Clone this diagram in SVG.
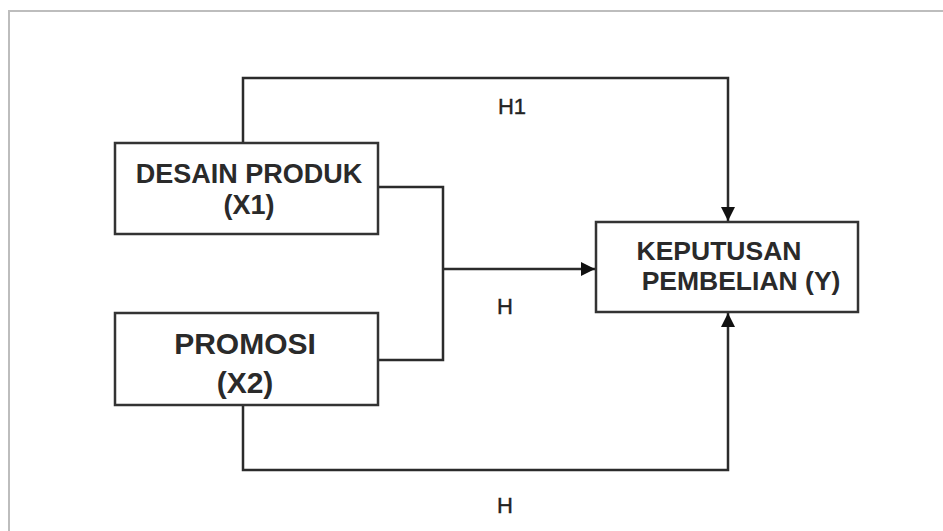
<svg xmlns="http://www.w3.org/2000/svg" width="943" height="531" viewBox="0 0 943 531">
<style>
.box{fill:#fff;stroke:#333;stroke-width:2.5}
.ln{fill:none;stroke:#2b2b2b;stroke-width:2.5}
.bt{font-family:"Liberation Sans",Arial,sans-serif;font-weight:bold;fill:#2a2a2a;text-anchor:middle}
.lb{font-family:"Liberation Sans",Arial,sans-serif;font-size:22px;fill:#222;stroke:#222;stroke-width:0.4;text-anchor:middle}
</style>
<defs>
<marker id="ah" viewBox="0 0 14 14" refX="14" refY="7" markerWidth="14" markerHeight="14" markerUnits="userSpaceOnUse" orient="auto">
<path d="M0,0 L14,7 L0,14 Z" fill="#111"/>
</marker>
</defs>
<rect x="0" y="0" width="943" height="531" fill="#fff"/>
<path d="M9,531 V11 H943" fill="none" stroke="#bdbdbd" stroke-width="2"/>
<g id="connectors">
<path class="ln" d="M243,143 V78 H728 V221" marker-end="url(#ah)"/>
<path class="ln" d="M378,187 H443 V360 H378"/>
<path class="ln" d="M443,269 H595" marker-end="url(#ah)"/>
<path class="ln" d="M243,405 V470 H728 V313" marker-end="url(#ah)"/>
<text class="lb" x="512" y="114">H1</text>
<text class="lb" x="505" y="314">H</text>
<text class="lb" x="505" y="513">H</text>
</g>
<g id="x1">
<rect class="box" x="115" y="143" width="263" height="91"/>
<text class="bt" x="249" y="183" font-size="27">DESAIN PRODUK</text>
<text class="bt" x="249" y="214" font-size="27">(X1)</text>
</g>
<g id="x2">
<rect class="box" x="115" y="313" width="263" height="92"/>
<text class="bt" x="245" y="354" font-size="30">PROMOSI</text>
<text class="bt" x="245" y="393" font-size="30">(X2)</text>
</g>
<g id="y">
<rect class="box" x="596" y="222" width="262" height="90"/>
<text class="bt" x="719" y="260" font-size="26.5">KEPUTUSAN</text>
<text class="bt" x="741" y="290" font-size="26.5">PEMBELIAN (Y)</text>
</g>
</svg>
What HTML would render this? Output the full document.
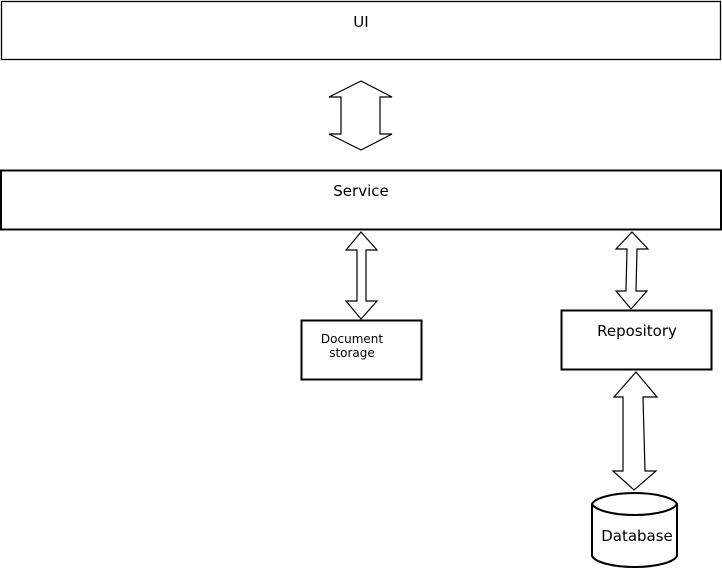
<!DOCTYPE html>
<html><head><style>body{margin:0;background:#fff}</style></head><body>
<svg width="722" height="572" xmlns="http://www.w3.org/2000/svg" font-family="DejaVu Sans, Liberation Sans, sans-serif">
<rect x="1.5" y="1.5" width="719" height="58" fill="#fff" stroke="#000" stroke-width="1.3"/>
<text x="361" y="27" font-size="15" text-anchor="middle">UI</text>
<polygon points="361,81 392,97 380,97 380,134 392,134 361,150 329,134 341,134 341,97 329,97" fill="#fff" stroke="#000" stroke-width="1.2"/>
<rect x="1" y="170.5" width="720" height="59" fill="#fff" stroke="#000" stroke-width="2"/>
<text x="361" y="196" font-size="15" text-anchor="middle">Service</text>
<polygon points="361,232 377,250 366,250 366,301 377,301 361,319 346,301 357,301 357,250 346,250" fill="#fff" stroke="#000" stroke-width="1.2"/>
<rect x="301.5" y="320.5" width="120" height="59" fill="#fff" stroke="#000" stroke-width="2"/>
<text x="352" y="343" font-size="12" text-anchor="middle">Document</text>
<text x="352" y="357" font-size="12" text-anchor="middle">storage</text>
<polygon points="632,232 648,249 637,249 636,291 647,291 631,309 616,291 626,291 627,249 616,249" fill="#fff" stroke="#000" stroke-width="1.2"/>
<rect x="561.5" y="310.5" width="150" height="59" fill="#fff" stroke="#000" stroke-width="2"/>
<text x="637" y="336" font-size="15" text-anchor="middle">Repository</text>
<polygon points="636,372 657,397 643,397 645,471 656,471 634,490 613,471 623,471 623,397 614,397" fill="#fff" stroke="#000" stroke-width="1.2"/>
<path d="M592,504 A43,13 0 0 1 677,504 L677,556 A43,13 0 0 1 592,556 Z" fill="#fff" stroke="#000" stroke-width="2"/>
<path d="M592,504 A43,13 0 0 0 677,504" fill="none" stroke="#000" stroke-width="2"/>
<text x="637" y="541" font-size="15" text-anchor="middle">Database</text>
</svg>
</body></html>
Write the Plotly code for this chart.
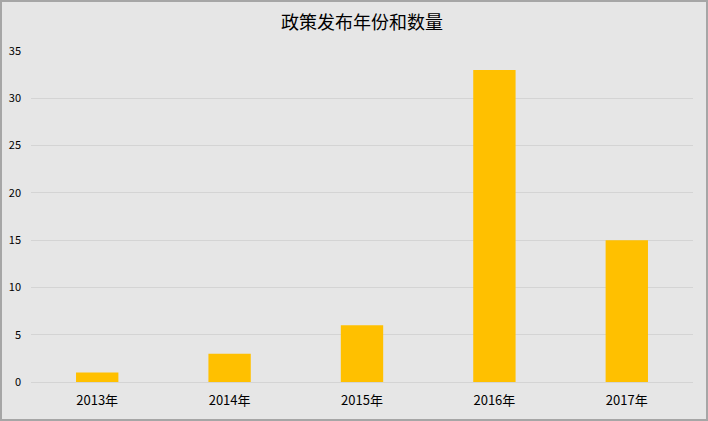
import plotly.graph_objects as go

years = ["2013年", "2014年", "2015年", "2016年", "2017年"]
counts = [1, 3, 6, 33, 15]
y_ticks = [0, 5, 10, 15, 20, 25, 30, 35]

W, H = 708, 421
L, R, T, B = 31, 15, 51, 39
pw, ph = W - L - R, H - T - B

fig = go.Figure(go.Bar(x=years, y=counts, marker_color="#FFC000", marker_line_width=0))

font = "Noto Sans CJK SC, DejaVu Sans, sans-serif"
fig.update_layout(
    width=W, height=H,
    margin=dict(l=L, r=R, t=T, b=B, autoexpand=False),
    paper_bgcolor="#e6e6e6", plot_bgcolor="#e6e6e6",
    bargap=0.68,
    title=dict(text="政策发布年份和数量", xref="paper", x=0.5, xanchor="center", y=1 - 23 / H, yanchor="middle",
               font=dict(family=font, size=18, color="#000000")),
    font=dict(family=font, color="#000000"),
    xaxis=dict(showgrid=False, tickfont=dict(size=13, color="#000"), ticks="", showline=True,
               linecolor="#d4d4d4", linewidth=1, automargin=False, ticklabelstandoff=6),
    yaxis=dict(range=[0, 35], tickvals=y_ticks, gridcolor="#d4d4d4", gridwidth=1, zeroline=False,
               tickfont=dict(size=11, color="#000"), ticks="", ticklabelstandoff=9, automargin=False),
    showlegend=False,
)
fig.add_shape(type="rect", xref="paper", yref="paper",
              x0=(1 - L) / pw, x1=(W - 1 - L) / pw,
              y0=(H - B - (H - 1)) / ph, y1=(H - B - 1) / ph,
              line=dict(color="#a6a6a6", width=2), fillcolor="rgba(0,0,0,0)", layer="above")
fig.write_html("out.html", config={"displayModeBar": False},
               post_script="document.body.style.margin='0';document.body.style.overflow='hidden';")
************
From the listing above, print every entry precisely and drop the pictures.

-- Complete response --
Clone this diagram in SVG.
<svg xmlns="http://www.w3.org/2000/svg" width="943" height="531" viewBox="0 0 943 531">
<style>
.box{fill:#fff;stroke:#333;stroke-width:2.5}
.ln{fill:none;stroke:#2b2b2b;stroke-width:2.5}
.bt{font-family:"Liberation Sans",Arial,sans-serif;font-weight:bold;fill:#2a2a2a;text-anchor:middle}
.lb{font-family:"Liberation Sans",Arial,sans-serif;font-size:22px;fill:#222;stroke:#222;stroke-width:0.4;text-anchor:middle}
</style>
<defs>
<marker id="ah" viewBox="0 0 14 14" refX="14" refY="7" markerWidth="14" markerHeight="14" markerUnits="userSpaceOnUse" orient="auto">
<path d="M0,0 L14,7 L0,14 Z" fill="#111"/>
</marker>
</defs>
<rect x="0" y="0" width="943" height="531" fill="#fff"/>
<path d="M9,531 V11 H943" fill="none" stroke="#bdbdbd" stroke-width="2"/>
<g id="connectors">
<path class="ln" d="M243,143 V78 H728 V221" marker-end="url(#ah)"/>
<path class="ln" d="M378,187 H443 V360 H378"/>
<path class="ln" d="M443,269 H595" marker-end="url(#ah)"/>
<path class="ln" d="M243,405 V470 H728 V313" marker-end="url(#ah)"/>
<text class="lb" x="512" y="114">H1</text>
<text class="lb" x="505" y="314">H</text>
<text class="lb" x="505" y="513">H</text>
</g>
<g id="x1">
<rect class="box" x="115" y="143" width="263" height="91"/>
<text class="bt" x="249" y="183" font-size="27">DESAIN PRODUK</text>
<text class="bt" x="249" y="214" font-size="27">(X1)</text>
</g>
<g id="x2">
<rect class="box" x="115" y="313" width="263" height="92"/>
<text class="bt" x="245" y="354" font-size="30">PROMOSI</text>
<text class="bt" x="245" y="393" font-size="30">(X2)</text>
</g>
<g id="y">
<rect class="box" x="596" y="222" width="262" height="90"/>
<text class="bt" x="719" y="260" font-size="26.5">KEPUTUSAN</text>
<text class="bt" x="741" y="290" font-size="26.5">PEMBELIAN (Y)</text>
</g>
</svg>
What HTML would render this? Output the full document.
<!DOCTYPE html>
<html><head><style>body{margin:0;background:#fff}</style></head><body>
<svg width="722" height="572" xmlns="http://www.w3.org/2000/svg" font-family="DejaVu Sans, Liberation Sans, sans-serif">
<rect x="1.5" y="1.5" width="719" height="58" fill="#fff" stroke="#000" stroke-width="1.3"/>
<text x="361" y="27" font-size="15" text-anchor="middle">UI</text>
<polygon points="361,81 392,97 380,97 380,134 392,134 361,150 329,134 341,134 341,97 329,97" fill="#fff" stroke="#000" stroke-width="1.2"/>
<rect x="1" y="170.5" width="720" height="59" fill="#fff" stroke="#000" stroke-width="2"/>
<text x="361" y="196" font-size="15" text-anchor="middle">Service</text>
<polygon points="361,232 377,250 366,250 366,301 377,301 361,319 346,301 357,301 357,250 346,250" fill="#fff" stroke="#000" stroke-width="1.2"/>
<rect x="301.5" y="320.5" width="120" height="59" fill="#fff" stroke="#000" stroke-width="2"/>
<text x="352" y="343" font-size="12" text-anchor="middle">Document</text>
<text x="352" y="357" font-size="12" text-anchor="middle">storage</text>
<polygon points="632,232 648,249 637,249 636,291 647,291 631,309 616,291 626,291 627,249 616,249" fill="#fff" stroke="#000" stroke-width="1.2"/>
<rect x="561.5" y="310.5" width="150" height="59" fill="#fff" stroke="#000" stroke-width="2"/>
<text x="637" y="336" font-size="15" text-anchor="middle">Repository</text>
<polygon points="636,372 657,397 643,397 645,471 656,471 634,490 613,471 623,471 623,397 614,397" fill="#fff" stroke="#000" stroke-width="1.2"/>
<path d="M592,504 A43,13 0 0 1 677,504 L677,556 A43,13 0 0 1 592,556 Z" fill="#fff" stroke="#000" stroke-width="2"/>
<path d="M592,504 A43,13 0 0 0 677,504" fill="none" stroke="#000" stroke-width="2"/>
<text x="637" y="541" font-size="15" text-anchor="middle">Database</text>
</svg>
</body></html>
Write the Plotly code for this chart.
import plotly.graph_objects as go

years = ["2013年", "2014年", "2015年", "2016年", "2017年"]
counts = [1, 3, 6, 33, 15]
y_ticks = [0, 5, 10, 15, 20, 25, 30, 35]

W, H = 708, 421
L, R, T, B = 31, 15, 51, 39
pw, ph = W - L - R, H - T - B

fig = go.Figure(go.Bar(x=years, y=counts, marker_color="#FFC000", marker_line_width=0))

font = "Noto Sans CJK SC, DejaVu Sans, sans-serif"
fig.update_layout(
    width=W, height=H,
    margin=dict(l=L, r=R, t=T, b=B, autoexpand=False),
    paper_bgcolor="#e6e6e6", plot_bgcolor="#e6e6e6",
    bargap=0.68,
    title=dict(text="政策发布年份和数量", xref="paper", x=0.5, xanchor="center", y=1 - 23 / H, yanchor="middle",
               font=dict(family=font, size=18, color="#000000")),
    font=dict(family=font, color="#000000"),
    xaxis=dict(showgrid=False, tickfont=dict(size=13, color="#000"), ticks="", showline=True,
               linecolor="#d4d4d4", linewidth=1, automargin=False, ticklabelstandoff=6),
    yaxis=dict(range=[0, 35], tickvals=y_ticks, gridcolor="#d4d4d4", gridwidth=1, zeroline=False,
               tickfont=dict(size=11, color="#000"), ticks="", ticklabelstandoff=9, automargin=False),
    showlegend=False,
)
fig.add_shape(type="rect", xref="paper", yref="paper",
              x0=(1 - L) / pw, x1=(W - 1 - L) / pw,
              y0=(H - B - (H - 1)) / ph, y1=(H - B - 1) / ph,
              line=dict(color="#a6a6a6", width=2), fillcolor="rgba(0,0,0,0)", layer="above")
fig.write_html("out.html", config={"displayModeBar": False},
               post_script="document.body.style.margin='0';document.body.style.overflow='hidden';")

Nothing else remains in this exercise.